As the development of unconventional (e.g., tight gas, shales, coalbed methane) and under-pressured reservoirs has increased, so has the demand for innovative hydraulic fracture designs. The use of gases and foams has experienced a significant resurgence in popularity with the development of unconventional reservoirs and with the growing limitations on water supply in some areas. Until recently, the tools available for fracture design were not capable of modeling hydraulic fracturing with compressible fluids and non-isothermal treatments. Ribeiro and Sharma (2012b) presented a model that was capable of simulating hydraulic fracturing treatments with multi-phase, compressible fracturing fluids with changing temperature, phase behavior, and multi-phase leak-off during the treatment. The main objective of this paper is to show how such a model can be used for screening fracturing fluid candidates and for optimizing energized fracture treatments.

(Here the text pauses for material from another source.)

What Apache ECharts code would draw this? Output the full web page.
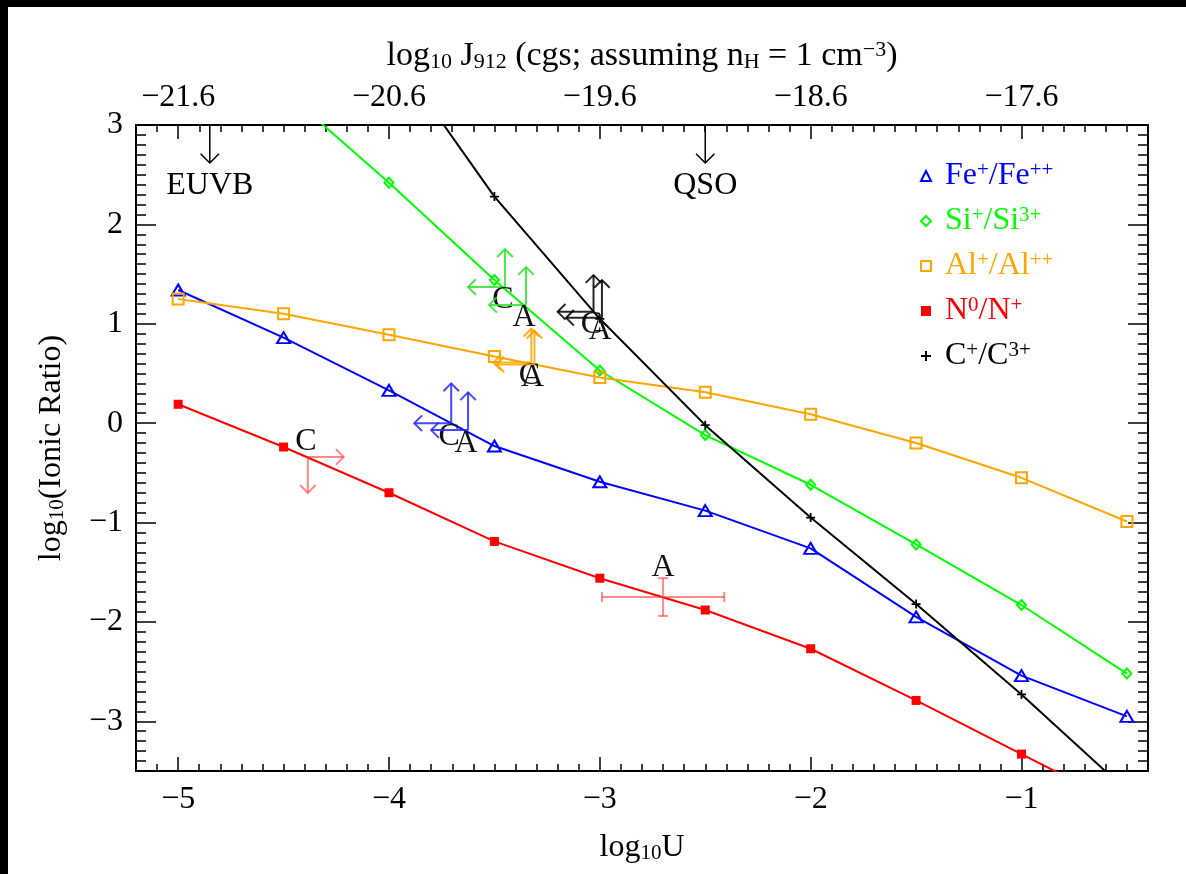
<!DOCTYPE html>
<html>
<head>
<meta charset="utf-8">
<script src="https://cdn.jsdelivr.net/npm/echarts@6/dist/echarts.min.js"></script>
<style>
  html, body { margin: 0; padding: 0; width: 1186px; height: 874px; background: #000; overflow: hidden; }
  #chart { position: absolute; left: 8px; top: 7px; width: 1178px; height: 867px; background: #fff; }
</style>
</head>
<body>
<div id="chart"></div>
<script>
// Ionisation parameter grid of the photoionisation models
const logU = [-5, -4.5, -4, -3.5, -3, -2.5, -2, -1.5, -1, -0.5];

// log10 of the ionic ratios predicted at each log U (null = not computed / off the plot)
const feRatio = [1.34, 0.86, 0.33, -0.23, -0.59, -0.88, -1.26, -1.95, -2.54, -2.95];
const siRatio = [null, 3.35, 2.42, 1.44, 0.53, -0.12, -0.62, -1.22, -1.83, -2.52];
const alRatio = [1.25, 1.10, 0.89, 0.67, 0.46, 0.31, 0.09, -0.20, -0.55, -0.99];
const nRatio  = [0.19, -0.24, -0.70, -1.19, -1.56, -1.88, -2.27, -2.79, -3.33, -3.87];
const cRatio  = [null, null, 3.78, 2.28, 1.05, -0.02, -0.95, -1.82, -2.73, -3.70];

// Observed limits for absorbers C and A: [logU, ratio, U-limit arrow, ratio-limit arrow]
const feLimits = [{ name: 'C', value: [-3.705, 0.00, -0.175, 0.40] }, { name: 'A', value: [-3.625, -0.07, -0.175, 0.38] }];
const siLimits = [{ name: 'C', value: [-3.45, 1.37, -0.175, 0.38] },  { name: 'A', value: [-3.35, 1.19, -0.175, 0.38] }];
const alLimits = [{ name: 'C', value: [-3.325, 0.61, -0.18, 0.34] },  { name: 'A', value: [-3.31, 0.59, -0.18, 0.34] }];
const cLimits  = [{ name: 'C', value: [-3.03, 1.12, -0.17, 0.37] },   { name: 'A', value: [-2.99, 1.06, -0.17, 0.38] }];
const nLimits  = [{ name: 'C', value: [-4.385, -0.34, 0.17, -0.36] }];
// Measured N0/N+ with errors: [logU, ratio, logU error, ratio error]
const nMeasure = [{ name: 'A', value: [-2.70, -1.75, 0.29, 0.19] }];

// Ionising-background reference values of log U
const sedMarks = [{ name: 'EUVB', value: -4.85 }, { name: 'QSO', value: -2.5 }];

// Axes
const uRange = [-5.2, -0.4];
const jRange = [-21.8, -17.0];
const ratioRange = [-3.5, 3];
const uTicks = [-5, -4, -3, -2, -1];
const jTicks = [-21.6, -20.6, -19.6, -18.6, -17.6];
const ratioTicks = [-3, -2, -1, 0, 1, 2, 3];

// Legend entries: [base, superscript, base, superscript]
const ionLabels = {
  Fe: ['Fe', '+', '/Fe', '++'],
  Si: ['Si', '+', '/Si', '3+'],
  Al: ['Al', '+', '/Al', '++'],
  N:  ['N', '0', '/N', '+'],
  C:  ['C', '+', '/C', '3+']
};

const FONT = '"Liberation Serif", "Times New Roman", serif';
const FS = 32, FS_SMALL = 21;
const colors = { Fe: '#0000ff', Si: '#00ff00', Al: '#ffa500', N: '#ff0000', C: '#000000' };
const limitColors = { Fe: 'rgba(40,40,255,0.85)', Si: 'rgba(40,230,40,0.85)', Al: 'rgba(255,165,0,0.85)', N: 'rgba(255,60,60,0.6)', C: 'rgba(0,0,0,0.85)' };
const plusPath = 'path://M4,0H6V4H10V6H6V10H4V6H0V4H4Z';

const minus = v => String(v).replace('-', '\u2212');

function richSet(size, small) {
  return {
    t: { fontFamily: FONT, fontSize: size, color: '#000', lineHeight: size },
    s: { fontFamily: FONT, fontSize: small, color: '#000', lineHeight: 14, verticalAlign: 'bottom' },
    p: { fontFamily: FONT, fontSize: small, color: '#000', lineHeight: 14, verticalAlign: 'top' }
  };
}
const textRich = richSet(FS, FS_SMALL);
const topTitleRich = richSet(34, 22);

const legendRich = {};
Object.keys(colors).forEach(k => {
  legendRich[k] = { fontFamily: FONT, fontSize: FS, color: colors[k], lineHeight: FS };
  legendRich[k + 'Sup'] = { fontFamily: FONT, fontSize: FS_SMALL, color: colors[k], lineHeight: 14, verticalAlign: 'top' };
});

const tickLine = { color: '#000', width: 1.5 };
const labelStyle = { color: '#000', fontFamily: FONT, fontSize: FS };

function majorAxis(pos, range, ticks, len, extra) {
  return Object.assign({
    type: 'value', position: pos, min: range[0], max: range[1],
    axisLine: { show: true, onZero: false, lineStyle: { color: '#000', width: 2 } },
    axisTick: { show: true, inside: true, length: len, customValues: ticks, lineStyle: tickLine },
    axisLabel: { show: false },
    splitLine: { show: false }
  }, extra || {});
}
function minorAxis(pos, range, len) {
  return {
    type: 'value', position: pos, min: range[0], max: range[1], interval: 0.1,
    axisLine: { show: false, onZero: false },
    axisTick: { show: true, inside: true, length: len, lineStyle: tickLine },
    axisLabel: { show: false },
    splitLine: { show: false }
  };
}

function arrow(from, to, color, width, head) {
  const dx = to[0] - from[0], dy = to[1] - from[1];
  const len = Math.hypot(dx, dy) || 1;
  const bx = -dx / len, by = -dy / len;
  const h = head || 11, c = Math.cos(Math.PI / 4), s = Math.sin(Math.PI / 4);
  const p1 = [to[0] + h * (bx * c - by * s), to[1] + h * (bx * s + by * c)];
  const p2 = [to[0] + h * (bx * c + by * s), to[1] + h * (-bx * s + by * c)];
  return [
    { type: 'line', shape: { x1: from[0], y1: from[1], x2: to[0], y2: to[1] }, style: { stroke: color, lineWidth: width } },
    { type: 'polyline', shape: { points: [p1, to, p2] }, style: { stroke: color, lineWidth: width, fill: null } }
  ];
}

function ionSeries(key, values, symbol, symbolSize, filled) {
  const color = colors[key];
  return {
    type: 'line', name: key,
    data: logU.map((u, i) => [u, values[i] === null ? '-' : values[i]]),
    xAxisIndex: 0, yAxisIndex: 0,
    symbol, symbolSize, showSymbol: true, clip: true,
    lineStyle: { color, width: 2 },
    itemStyle: filled ? { color } : { color: 'rgba(255,255,255,0)', borderColor: color, borderWidth: 2 },
    emphasis: { disabled: true }, silent: true, z: 3
  };
}

function limitSeries(key, data) {
  const color = limitColors[key];
  return {
    type: 'custom', xAxisIndex: 0, yAxisIndex: 0, silent: true, z: 5,
    data: data.map(d => d.value),
    renderItem(params, api) {
      const x = api.value(0), y = api.value(1), dx = api.value(2), dy = api.value(3);
      const o = api.coord([x, y]);
      const th = api.coord([x + dx, y]);
      const tv = api.coord([x, y + dy]);
      const off = dy > 0 ? 13 : -15;
      return {
        type: 'group',
        children: [
          ...arrow(o, th, color, 2),
          ...arrow(o, tv, color, 2),
          { type: 'text', x: o[0] - 2, y: o[1] + off,
            style: { text: data[params.dataIndex].name, fill: '#111', font: FS + 'px ' + FONT, align: 'center', verticalAlign: 'middle' } }
        ]
      };
    }
  };
}

const measureSeries = {
  type: 'custom', xAxisIndex: 0, yAxisIndex: 0, silent: true, z: 5,
  data: nMeasure.map(d => d.value),
  renderItem(params, api) {
    const x = api.value(0), y = api.value(1), ex = api.value(2), ey = api.value(3);
    const l = api.coord([x - ex, y]), r = api.coord([x + ex, y]);
    const t = api.coord([x, y + ey]), b = api.coord([x, y - ey]);
    const st = { stroke: limitColors.N, lineWidth: 2 };
    const cap = 5;
    return {
      type: 'group',
      children: [
        { type: 'line', shape: { x1: l[0], y1: l[1], x2: r[0], y2: r[1] }, style: st },
        { type: 'line', shape: { x1: t[0], y1: t[1], x2: b[0], y2: b[1] }, style: st },
        { type: 'line', shape: { x1: l[0], y1: l[1] - cap, x2: l[0], y2: l[1] + cap }, style: st },
        { type: 'line', shape: { x1: r[0], y1: r[1] - cap, x2: r[0], y2: r[1] + cap }, style: st },
        { type: 'line', shape: { x1: t[0] - cap, y1: t[1], x2: t[0] + cap, y2: t[1] }, style: st },
        { type: 'line', shape: { x1: b[0] - cap, y1: b[1], x2: b[0] + cap, y2: b[1] }, style: st },
        { type: 'text', x: t[0], y: t[1] - 11,
          style: { text: nMeasure[params.dataIndex].name, fill: '#111', font: FS + 'px ' + FONT, align: 'center', verticalAlign: 'middle' } }
      ]
    };
  }
};

const sedSeries = {
  type: 'custom', xAxisIndex: 0, yAxisIndex: 0, silent: true, z: 5,
  data: sedMarks.map(d => [d.value, ratioRange[1]]),
  renderItem(params, api) {
    const top = api.coord([api.value(0), api.value(1)]);
    const tip = [top[0], top[1] + 38];
    return {
      type: 'group',
      children: [
        ...arrow(top, tip, '#000', 1.5, 13),
        { type: 'text', x: top[0], y: top[1] + 61,
          style: { text: sedMarks[params.dataIndex].name, fill: '#000', font: FS + 'px ' + FONT, align: 'center', verticalAlign: 'middle' } }
      ]
    };
  }
};

const chart = echarts.init(document.getElementById('chart'), null, { renderer: 'canvas' });
chart.setOption({
  animation: false,
  backgroundColor: '#fff',
  grid: { left: 128, right: 38, top: 118, bottom: 103, containLabel: false },
  legend: {
    orient: 'vertical', left: 907, top: 148, itemGap: 13,
    itemWidth: 10, itemHeight: 10, selectedMode: false,
    data: [
      { name: 'Fe', icon: 'triangle' },
      { name: 'Si', icon: 'diamond' },
      { name: 'Al', icon: 'rect' },
      { name: 'N', icon: 'rect' },
      { name: 'C', icon: plusPath }
    ],
    formatter: name => {
      const p = ionLabels[name];
      return `{${name}|${p[0]}}{${name}Sup|${p[1]}}{${name}|${p[2]}}{${name}Sup|${p[3]}}`;
    },
    textStyle: { fontFamily: FONT, fontSize: FS, padding: [0, 0, 0, 9], rich: legendRich }
  },
  xAxis: [
    majorAxis('bottom', uRange, uTicks, 14, {
      axisLabel: Object.assign({ show: true, customValues: uTicks, formatter: minus, margin: 13 }, labelStyle),
      name: '{t|log}{s|10}{t|U}', nameLocation: 'middle', nameGap: 61,
      nameTextStyle: { rich: textRich }
    }),
    minorAxis('bottom', uRange, 7),
    majorAxis('top', jRange, jTicks, 14, {
      axisLabel: Object.assign({ show: true, customValues: jTicks, formatter: minus, margin: 11 }, labelStyle),
      name: '{t|log}{s|10}{t| J}{s|912}{t| (cgs; assuming n}{s|H}{t| = 1 cm}{p|\u22123}{t|)}',
      nameLocation: 'middle', nameGap: 52,
      nameTextStyle: { rich: topTitleRich }
    }),
    minorAxis('top', jRange, 7)
  ],
  yAxis: [
    majorAxis('left', ratioRange, ratioTicks, 20, {
      axisLabel: Object.assign({ show: true, customValues: ratioTicks, formatter: minus, margin: 13 }, labelStyle),
      name: '{t|log}{s|10}{t|(Ionic Ratio)}', nameLocation: 'middle', nameRotate: 90, nameGap: 68,
      nameTextStyle: { rich: textRich }
    }),
    minorAxis('left', ratioRange, 10),
    majorAxis('right', ratioRange, ratioTicks, 20),
    minorAxis('right', ratioRange, 10)
  ],
  series: [
    ionSeries('Fe', feRatio, 'triangle', [13, 11], false),
    ionSeries('Si', siRatio, 'diamond', [9, 10], false),
    ionSeries('Al', alRatio, 'rect', 11, false),
    ionSeries('N', nRatio, 'rect', 9, true),
    ionSeries('C', cRatio, plusPath, 9, true),
    limitSeries('Si', siLimits),
    limitSeries('C', cLimits),
    limitSeries('Al', alLimits),
    limitSeries('Fe', feLimits),
    limitSeries('N', nLimits),
    measureSeries,
    sedSeries
  ]
});
</script>
</body>
</html>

In conducting this study, we have combined this 3-D compositional fracturing model with a multi-phase well-productivity model for hydraulically fractured wells. This paper presents results for slick water, linear gel, gelled CO2, gelled LPG, N2 foams and CO2 foams in a low permeability reservoir. The simulations showed that good proppant placement and high fracture conductivities can be achieved with foams and gelled fluid formulations. LPG, CO2, and high-quality foams prevent water invasion so they do not impede gas recovery because of water blocking or gel induced damage. In addition, several reservoir parameters appear to control well productivity and therefore fluid selection: (1) relative permeability curves, (2) initial gas saturation, (3) reservoir pressure, and (4) sensitivity to water. The benefits and disadvantages that must be considered when selecting a fracturing fluid are highlighted in this paper and a methodology is proposed to quantify these pros and cons.